### [Task to complete]
Extract the full listing verbatim and drop any pictures from your copy.

### [Recorded information]
------------------------
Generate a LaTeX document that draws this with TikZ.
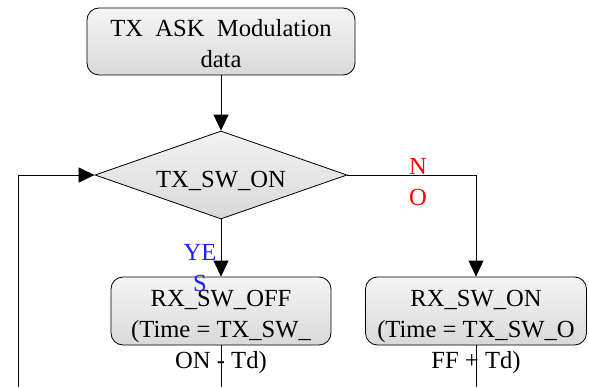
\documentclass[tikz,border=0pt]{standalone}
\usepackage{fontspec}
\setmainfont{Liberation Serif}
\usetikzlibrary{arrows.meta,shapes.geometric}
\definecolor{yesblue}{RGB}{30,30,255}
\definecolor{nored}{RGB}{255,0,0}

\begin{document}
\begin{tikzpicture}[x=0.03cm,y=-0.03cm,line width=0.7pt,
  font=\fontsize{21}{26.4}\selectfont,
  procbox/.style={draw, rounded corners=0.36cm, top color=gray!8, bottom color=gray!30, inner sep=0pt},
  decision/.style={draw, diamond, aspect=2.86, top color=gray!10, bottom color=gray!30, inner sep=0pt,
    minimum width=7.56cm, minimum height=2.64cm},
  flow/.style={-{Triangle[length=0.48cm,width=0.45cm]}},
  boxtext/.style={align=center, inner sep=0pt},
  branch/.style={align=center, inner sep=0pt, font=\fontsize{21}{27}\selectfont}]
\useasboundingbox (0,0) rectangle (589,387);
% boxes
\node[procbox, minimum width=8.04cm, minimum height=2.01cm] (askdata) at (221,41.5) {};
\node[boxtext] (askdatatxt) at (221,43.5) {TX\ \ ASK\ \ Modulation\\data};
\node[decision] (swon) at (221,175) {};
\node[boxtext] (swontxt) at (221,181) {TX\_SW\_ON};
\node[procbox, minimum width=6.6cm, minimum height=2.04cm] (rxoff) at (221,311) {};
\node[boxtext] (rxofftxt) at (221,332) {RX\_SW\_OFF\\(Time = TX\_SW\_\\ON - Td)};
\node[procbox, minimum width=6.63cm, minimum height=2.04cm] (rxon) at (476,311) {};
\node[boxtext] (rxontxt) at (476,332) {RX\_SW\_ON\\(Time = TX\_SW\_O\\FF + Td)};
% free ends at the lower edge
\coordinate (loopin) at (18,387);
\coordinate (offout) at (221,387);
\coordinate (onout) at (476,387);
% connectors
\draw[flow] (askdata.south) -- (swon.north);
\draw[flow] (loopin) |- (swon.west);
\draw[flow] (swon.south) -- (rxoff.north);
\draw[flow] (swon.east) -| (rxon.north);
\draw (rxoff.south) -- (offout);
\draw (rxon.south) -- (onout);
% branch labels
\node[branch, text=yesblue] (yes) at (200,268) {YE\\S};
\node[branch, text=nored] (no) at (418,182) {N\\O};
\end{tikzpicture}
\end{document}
------------------------
### [Task result]
Generate a LaTeX document that draws this with TikZ.
\documentclass[tikz,border=0pt]{standalone}
\usepackage{fontspec}
\setmainfont{Liberation Serif}
\usetikzlibrary{arrows.meta,shapes.geometric}
\definecolor{yesblue}{RGB}{30,30,255}
\definecolor{nored}{RGB}{255,0,0}

\begin{document}
\begin{tikzpicture}[x=0.03cm,y=-0.03cm,line width=0.7pt,
  font=\fontsize{21}{26.4}\selectfont,
  procbox/.style={draw, rounded corners=0.36cm, top color=gray!8, bottom color=gray!30, inner sep=0pt},
  decision/.style={draw, diamond, aspect=2.86, top color=gray!10, bottom color=gray!30, inner sep=0pt,
    minimum width=7.56cm, minimum height=2.64cm},
  flow/.style={-{Triangle[length=0.48cm,width=0.45cm]}},
  boxtext/.style={align=center, inner sep=0pt},
  branch/.style={align=center, inner sep=0pt, font=\fontsize{21}{27}\selectfont}]
\useasboundingbox (0,0) rectangle (589,387);
% boxes
\node[procbox, minimum width=8.04cm, minimum height=2.01cm] (askdata) at (221,41.5) {};
\node[boxtext] (askdatatxt) at (221,43.5) {TX\ \ ASK\ \ Modulation\\data};
\node[decision] (swon) at (221,175) {};
\node[boxtext] (swontxt) at (221,181) {TX\_SW\_ON};
\node[procbox, minimum width=6.6cm, minimum height=2.04cm] (rxoff) at (221,311) {};
\node[boxtext] (rxofftxt) at (221,332) {RX\_SW\_OFF\\(Time = TX\_SW\_\\ON - Td)};
\node[procbox, minimum width=6.63cm, minimum height=2.04cm] (rxon) at (476,311) {};
\node[boxtext] (rxontxt) at (476,332) {RX\_SW\_ON\\(Time = TX\_SW\_O\\FF + Td)};
% free ends at the lower edge
\coordinate (loopin) at (18,387);
\coordinate (offout) at (221,387);
\coordinate (onout) at (476,387);
% connectors
\draw[flow] (askdata.south) -- (swon.north);
\draw[flow] (loopin) |- (swon.west);
\draw[flow] (swon.south) -- (rxoff.north);
\draw[flow] (swon.east) -| (rxon.north);
\draw (rxoff.south) -- (offout);
\draw (rxon.south) -- (onout);
% branch labels
\node[branch, text=yesblue] (yes) at (200,268) {YE\\S};
\node[branch, text=nored] (no) at (418,182) {N\\O};
\end{tikzpicture}
\end{document}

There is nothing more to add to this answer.